By surfacing this data in a clear, easy-to-navigate way, we help teams drive accountability, reward excellence, and support developers who may need additional guidance.

Dashboard section showing developer performance metrics

New Feature Request: SCA Integration

While collecting feedback from our users, an idea emerged that we felt was worth pursuing—adding Software Composition Analysis (SCA) to our product stack.

SCA aligns well with our mission of enhancing code quality and security during the pull request lifecycle. Although active development is just beginning, we have already made space for it in our dashboard and product design. This ensures a seamless rollout and smooth integration when the feature is ready.

Bringing SCA into the workflow will allow engineering managers and developers to surface open-source vulnerabilities, license issues, and outdated dependencies—right at the code review stage—making security-first development more actionable and efficient.

Dashboard section indicating SCA integration

Security at Core

Security and trust are foundational to how we operate at Panto.
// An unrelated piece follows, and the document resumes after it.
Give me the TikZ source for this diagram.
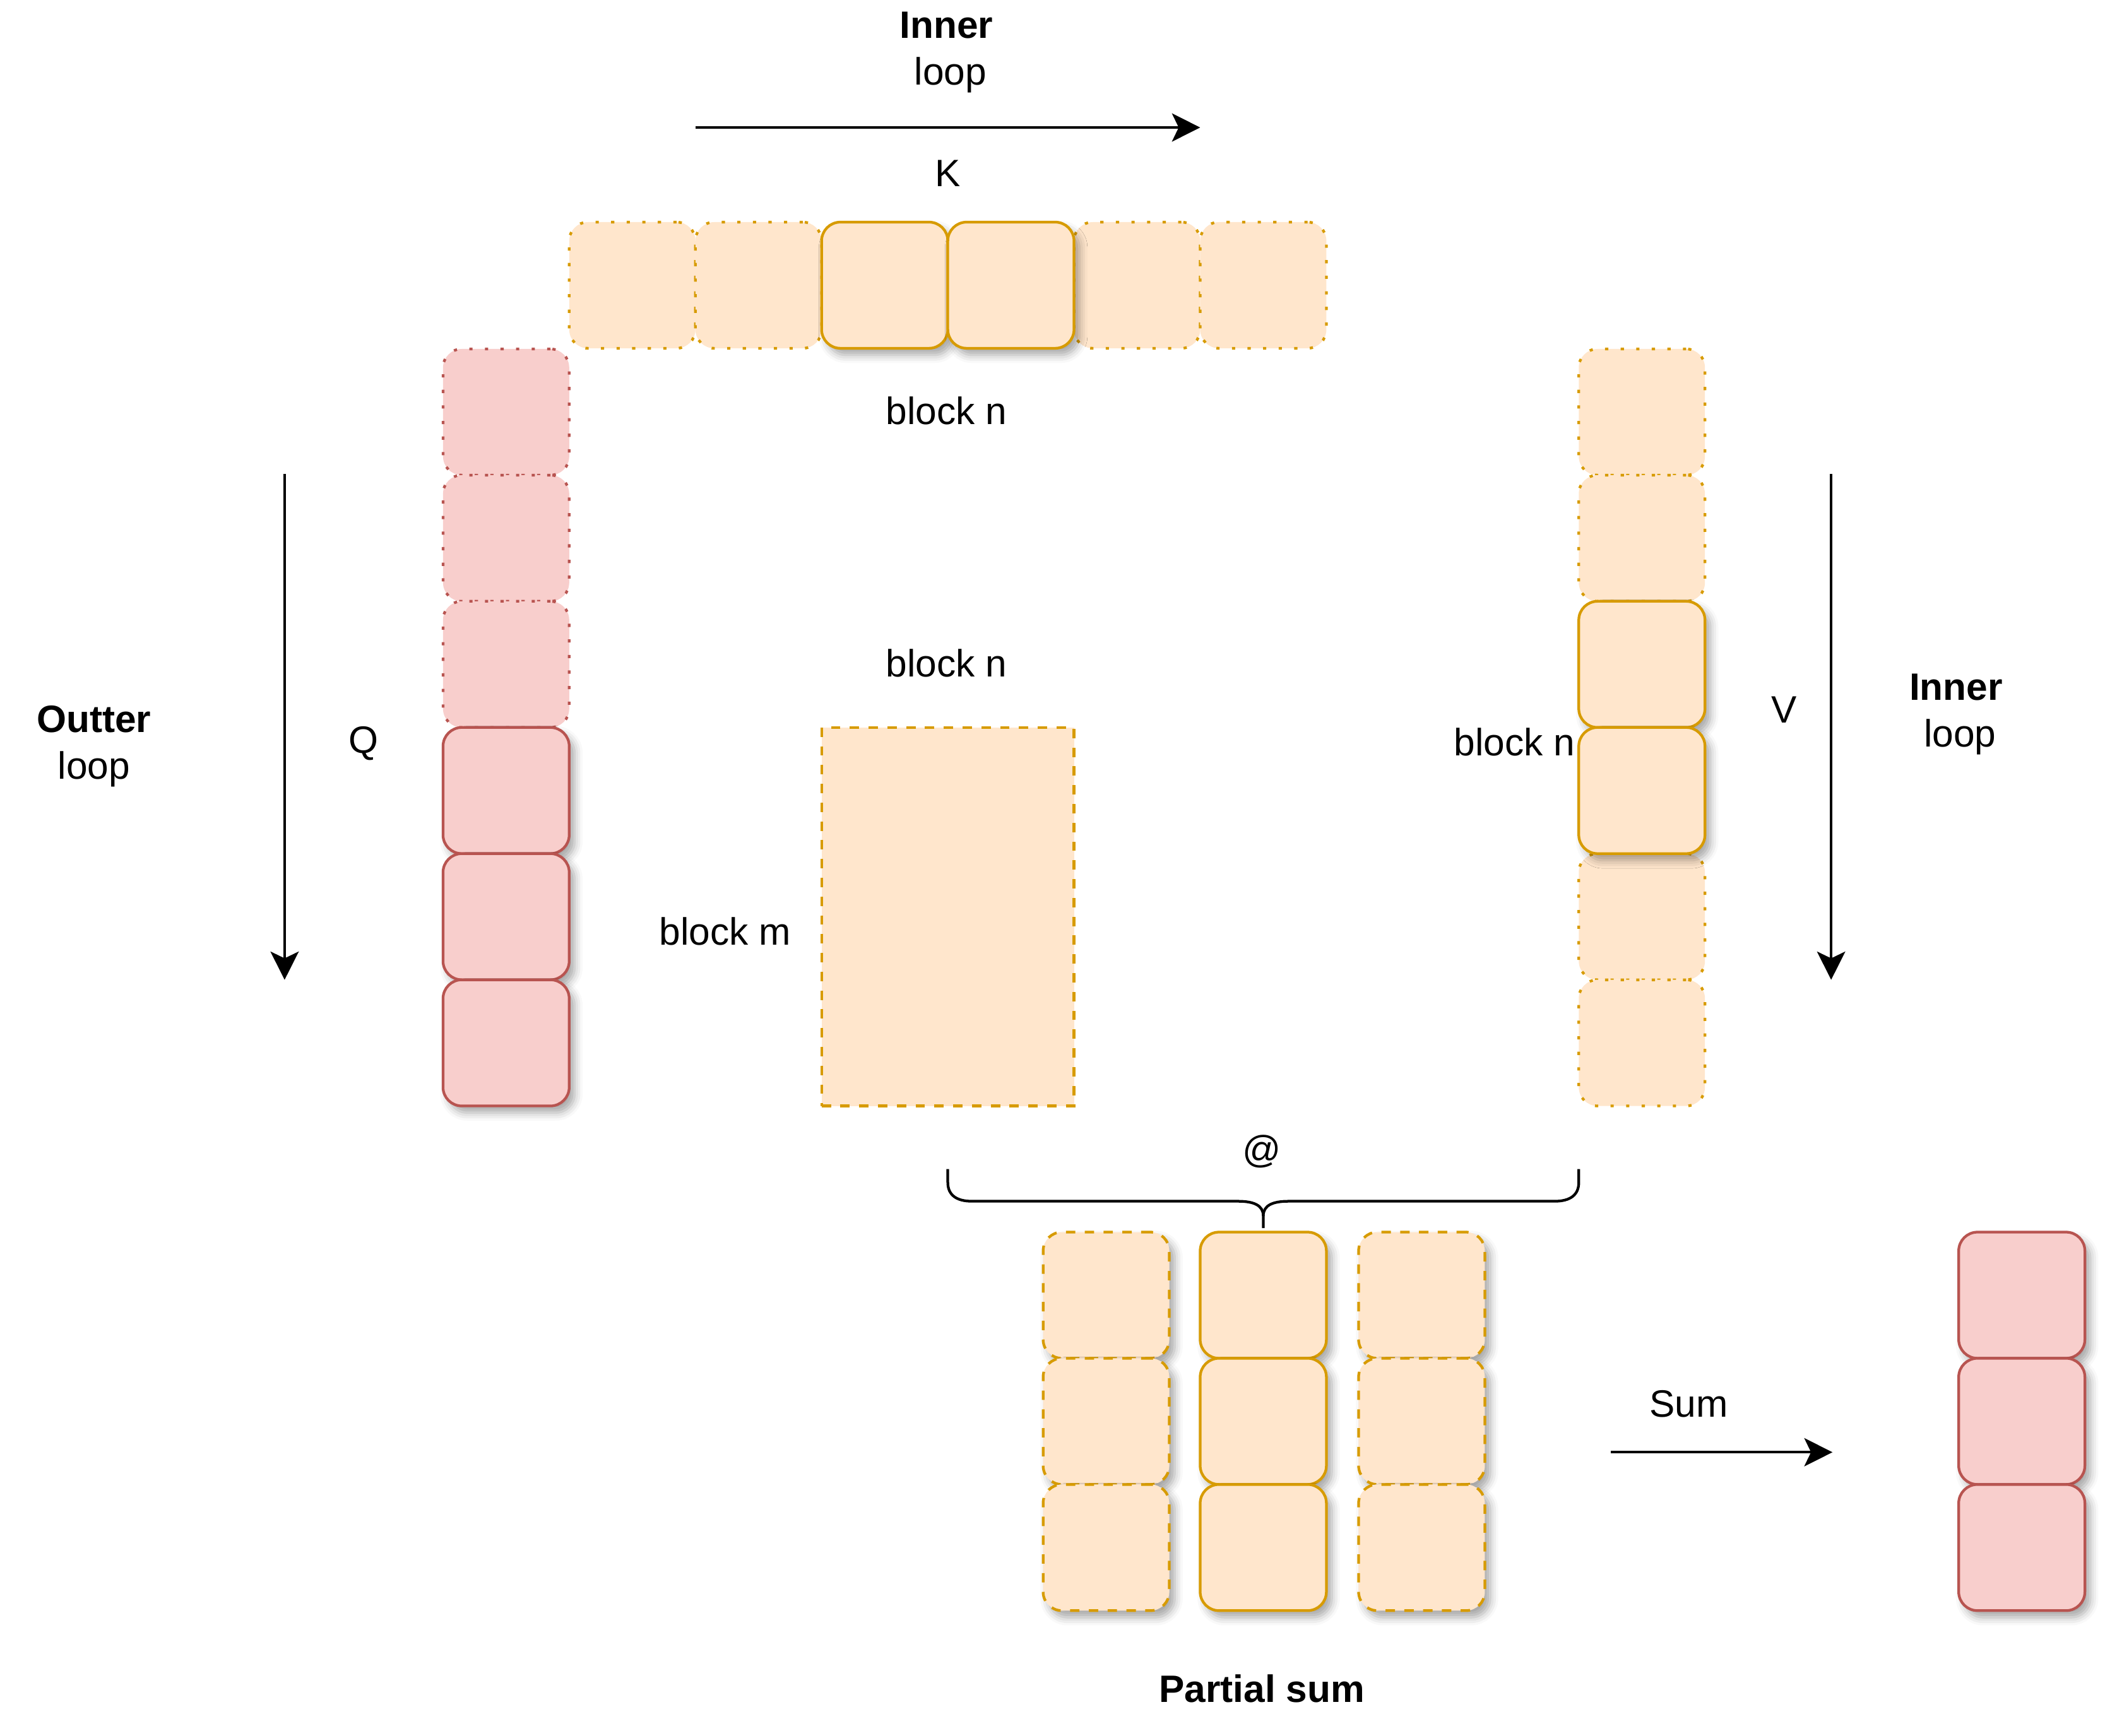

One of the first steps in going live with our platform is a simple two-click integration with your version control system.

We believe the best way to build trust is by giving control back to the customer. That’s why we’ve focused on making it extremely easy for users to connect or disconnect their GitHub, GitLab, or Bitbucket accounts at any time—no complex steps, no vendor lock-in.

By prioritizing transparency and user autonomy from the start, we ensure our customers feel secure and in control throughout their journey with Panto.

Dashboard section highlighting version control system integrations and security features

Building dashboards that truly deliver value is not just about sleek visuals or loading data into charts. It's about deeply understanding your ideal customer persona, their workflows, and when and how they consume information. At Panto AI, we chose to earn that understanding before writing a single line of front-end code. By starting with targeted email reports, refining metrics through real-world feedback, and layering insights thoughtfully, we built a dashboard that engineers and engineering leaders actually want to use.

This iterative, feedback-driven approach helped us build trust with our customers and align our product experience with the real needs of engineering teams. Whether it is surfacing pull request metrics, identifying top performers, or planning for new features like software composition analysis, our focus remains the same: helping teams ship high-quality code faster without compromising control, visibility, or security.

Dashboards are not the product. Insight is. And when insights are surfaced with precision, context, and care, your product becomes indispensable.